Parameter descriptions

Parameters

Descriptions

–fq1

Paths to R1 fastq files.

–fq2

Paths to R2 fastq files.

–samplename

Sample name. A directory will be created named after the sample name in the outdir directory. Only digits, letters, and underscores are supported.

–outdir

Output directory. Default: ./

–genomeDir

The path of the reference genome generated by STAR. The version needs to be consistent with the STAR used by SeekSoulTools.

–gtf

Path to the GTF file for the corresponding species.

–rRNAgenomeDir

The path to the reference genome generated by STAR, which is used for evaluating rRNA portion. The version needs to be consistent with the STAR used by SeekSoulTools.

–rRNAgtf

Path to the GTF file for the corresponding species, which is used for evaluating rRNA portion.

–core

Number of threads used for the analysis

–chemistry

Reagent type, with each type corresponding to a combination of --shift, --pattern, --structure, --barcode, and --sc5p.

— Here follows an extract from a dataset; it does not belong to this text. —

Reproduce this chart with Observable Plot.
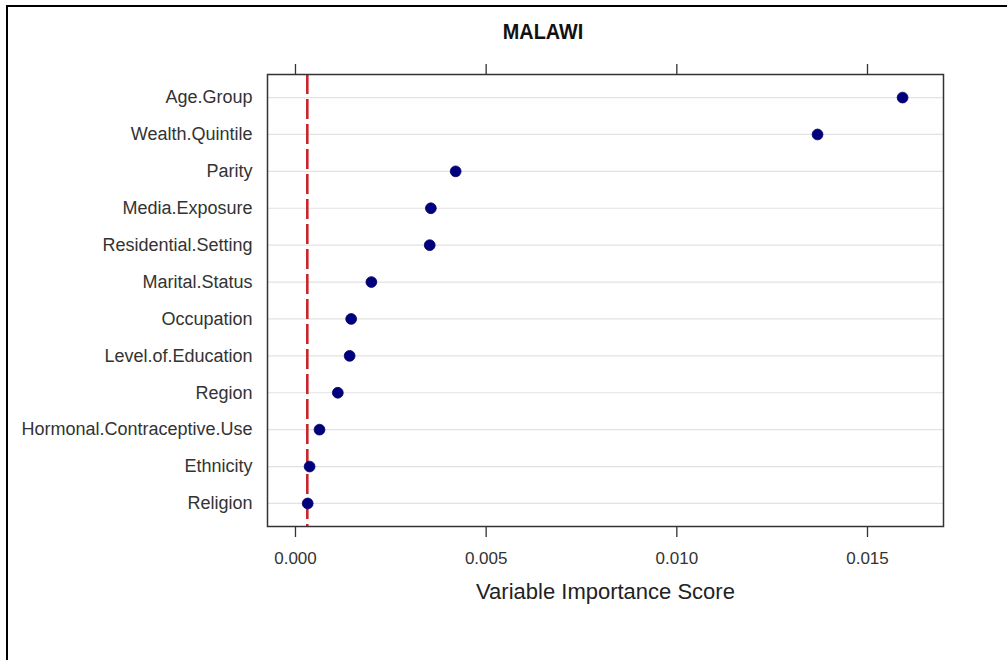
<!DOCTYPE html>
<html>
<head>
<meta charset="utf-8">
<script src="https://cdn.jsdelivr.net/npm/d3@7"></script>
<script src="https://cdn.jsdelivr.net/npm/@observablehq/plot@0.6"></script>
<style>
  html, body { margin: 0; padding: 0; background: #fff; }
  #wrap { position: relative; width: 1007px; height: 660px; overflow: hidden; background: #fff; }
  #border { position: absolute; left: 6px; top: 5px; width: 1100px; height: 800px;
            border-top: 2px solid #000; border-left: 2px solid #000; box-sizing: border-box; }
  #title { position: absolute; left: 443px; width: 200px; top: 19px; text-align: center;
           font-family: "Liberation Sans", Arial, sans-serif; font-weight: bold; font-size: 22px; color: #111;
           transform: scaleX(0.9); transform-origin: 100px 0; line-height: 26px; }
  #chart { position: absolute; left: 0; top: 0; }
</style>
</head>
<body>
<div id="wrap">
  <div id="chart"></div>
  <div id="border"></div>
  <div id="title">MALAWI</div>
</div>
<script>
// Variables, top to bottom
const variables = [
  "Age.Group", "Wealth.Quintile", "Parity", "Media.Exposure", "Residential.Setting",
  "Marital.Status", "Occupation", "Level.of.Education", "Region",
  "Hormonal.Contraceptive.Use", "Ethnicity", "Religion"
];
const scores = [
  0.01592, 0.01369, 0.00420, 0.00355, 0.00352,
  0.00199, 0.00146, 0.00142, 0.00111,
  0.00063, 0.00037, 0.00032
];
const threshold = 0.00031;
const xTicks = [0, 0.005, 0.010, 0.015];
const xDomain = [-0.000734, 0.016993];
const axisTitle = "Variable Importance Score";

const data = variables.map((v, i) => ({variable: v, score: scores[i]}));

const chart = Plot.plot({
  width: 1007,
  height: 660,
  marginLeft: 267,
  marginRight: 64,
  marginTop: 74,
  marginBottom: 134,
  style: {fontFamily: "Liberation Sans, Arial, sans-serif", color: "#333", background: "transparent"},
  x: {domain: xDomain},
  y: {type: "point", domain: variables, padding: 0.625, round: false},
  marks: [
    Plot.gridY(variables, {stroke: "#e2e2e2", strokeOpacity: 1, strokeWidth: 1.2}),
    Plot.axisY({tickSize: 0, tickPadding: 15, fontSize: 18, label: null}),
    Plot.axisX({anchor: "bottom", ticks: xTicks, tickFormat: d3.format(".3f"), tickSize: 11, tickPadding: 14, fontSize: 17, label: null, strokeWidth: 1.3}),
    Plot.axisX({anchor: "top", ticks: xTicks, tickFormat: () => "", tickSize: 11, label: null, strokeWidth: 1.3}),
    Plot.ruleX([threshold], {stroke: "#c8262c", strokeWidth: 2.6, strokeDasharray: "20,5"}),
    Plot.dot(data, {x: "score", y: "variable", r: 5.4, fill: "#00007f", stroke: "#000060", strokeWidth: 0.8}),
    Plot.text([axisTitle], {frameAnchor: "bottom", dy: 72, fontSize: 22, fill: "#222"}),
    Plot.frame({stroke: "#333", strokeWidth: 1.5})
  ]
});
document.getElementById("chart").appendChild(chart);
</script>
</body>
</html>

Available options: DD-Q.
DD-Q corresponds to the SeekOne® DD Single Cell Full-length RNA Sequence Transcriptome-seq Kit.

–skip_misB

If enabled, no base mismatch is allowed for barcode. Default is 1.

–skip_misL

If enabled, no base mismatch is allowed for linker. Default is 1.

–skip_multi

If enabled, discard reads that can be corrected to multiple white-listed barcodes. Barcodes are corrected to the barcode with the highest frequency by default.

–expectNum

Estimated number of captured cells.

–forceCell

When the number of cells obtained from analysis is abnormal, add this parameter with expected value N. SeekSoulTools will select the top N cells based on UMI from high to low.

–include-introns

When disabled, only exon reads are used for quantification. When enabled, intron reads are also used for quantification.

–star_path

Path to another version of STAR for alignment. The version must be compatible with the --genomeDir version. The default --star_path is the STAR in the environment.